We went to the Oranit checkpoint after being told at the greenhouses three weeks ago that it opens at 12:50, to meet those crossing and find out what hours it’s open.  It turns out it’s no longer open…

12:30  We saw no one waiting at Oranit checkpoint 1474 and continued to the greenhouses on the way to Kafr Qassem.  A lad who came toward us said Oranit checkpoint is no longer open.  Residents of ‘Azzun ‘Atma must cross via the Beit Amin (Abu Salman) 1447 checkpoint, which opens only twice a day, at about 08:00 and 15:30.

At the junction we stopped next to the sign hailing the upgrading of Highway 505, to understand the work of widening the road we’d witnessed in recent months.  We also found a sign expressing the opposition of Oranit’s residents to the unification.  We asked the guard at the gate what the unification referred to.  He announced he opposes any unification – it involves Sha’arei Tikva.  We asked about the endless stream of cars entering the locality; a proud local patriot, he said it’s the largest locality in the West Bank, other than Ariel “because of the university.”

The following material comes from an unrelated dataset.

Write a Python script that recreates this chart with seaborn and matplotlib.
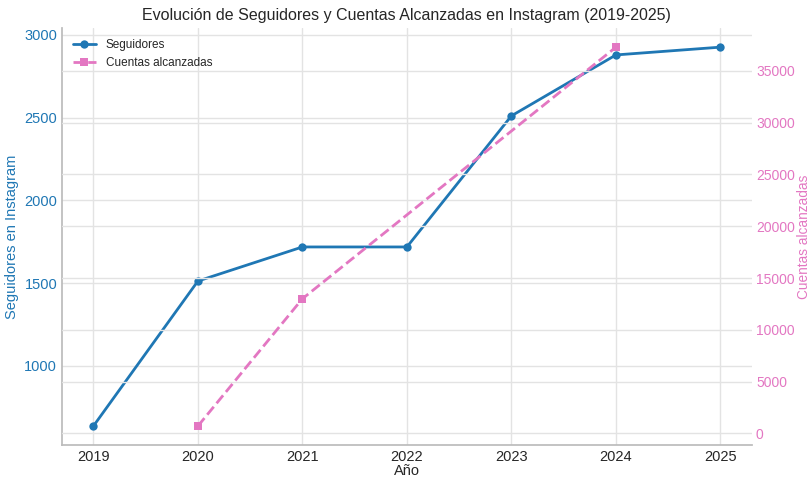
import matplotlib.pyplot as plt
import seaborn as sns

# Datos
years = [2019, 2020, 2021, 2022, 2023, 2024, 2025]
seguidores = [636, 1512, 1718, 1718, 2510, 2878, 2925]

years_cuentas = [2020, 2021, 2024]
cuentas = [700, 13000, 37300]

BLUE = "#1f77b4"
PINK = "#e377c2"

sns.set_theme(style="whitegrid")
plt.rcParams["font.family"] = ["Liberation Sans", "DejaVu Sans"]
plt.rcParams["grid.color"] = "#e3e3e3"

fig, ax = plt.subplots(figsize=(8.11, 4.78), dpi=100)

sns.lineplot(x=years, y=seguidores, ax=ax, color=BLUE, marker="o",
             markersize=6, markeredgewidth=0, linewidth=2, label="Seguidores",
             legend=False)
ax.set_xlabel("Año", fontsize=10.5, labelpad=0)
ax.set_ylabel("Seguidores en Instagram", color=BLUE, fontsize=10.5)
ax.tick_params(axis="y", labelcolor=BLUE, labelsize=10.5, length=0)
ax.tick_params(axis="x", labelsize=10.5, length=0)
ax.set_xticks(years)

ax2 = ax.twinx()
sns.lineplot(x=years_cuentas, y=cuentas, ax=ax2, color=PINK, marker="s",
             markersize=6, markeredgewidth=0, linewidth=2, linestyle="--",
             label="Cuentas alcanzadas", legend=False)
ax2.set_ylabel("Cuentas alcanzadas", color=PINK, fontsize=9.8)
ax2.yaxis.set_label_coords(1.0655, 0.5)
ax2.tick_params(axis="y", labelcolor=PINK, labelsize=10, length=0, pad=3)

for a in (ax, ax2):
    a.spines["top"].set_visible(False)
    a.spines["right"].set_visible(False)
ax2.spines["left"].set_visible(False)
ax2.spines["bottom"].set_visible(False)
for s in ("left", "bottom"):
    ax.spines[s].set_color("#bbbbbb")

h1, l1 = ax.get_legend_handles_labels()
h2, l2 = ax2.get_legend_handles_labels()
ax.legend(h1 + h2, l1 + l2, loc="upper left", fontsize=8.5, frameon=False)

ax.set_title("Evolución de Seguidores y Cuentas Alcanzadas en Instagram (2019-2025)",
             fontsize=11.5, pad=6)

fig.subplots_adjust(left=0.0765, right=0.927, top=0.941, bottom=0.069)
fig.savefig("out.png", dpi=100)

Haim (Landau) road to the Oranit Checkpoint
Karin L.
The entrance to Oranit
Karin L.

13:13  The gate of the Habla checkpoint was already open on our side as we approached and some of the staff, primarily female soldiers, worked to open the other side and prepared to inspect documents and permits of those entering.  Three others took positions in the location beside the gate but it took them 15 minutes to get the computer working.  An elderly man and a man with a bicycle waited patiently to enter.  The soldiers allowed them to enter but immediately told them to come back and leave their documents.  Exterminators came to spray the structure against rodents, asked what we were doing there and why the Palestinians aren’t going through.

When the computer problems were solved the crossing began operating normally, pretty slowly, but not many people were waiting.  We spoke to a young woman from ‘Arab a-Ramadin whom we’d met before.  She’s an aide in the Nabi Ilyas school, which has more than 300 pupils, assisting pupils who need help.  To return home after work she travels from Nabi Ilyas to Qalqilya, from there in a jitney (only 3 shekels) to the Habla checkpoint, and here she waits for the school bus or tries to get a ride.  A long journey, because the fence separates two villages that are only ten minutes apart.

I kept trying to find out from the DCL the hours that the Oranit and Beit Amin checkpoints are open.  I was asked five times by the soldier to call back in half an hour. 

This morning I received an answer.  Oranit 1474 isn’t open.  Beit Amin (Abu Salman) checkpoint is open from 07:55-08:05 in the morning and 15:25-15:40 in the afternoon.  More limitations.  How will they manage to continue farming?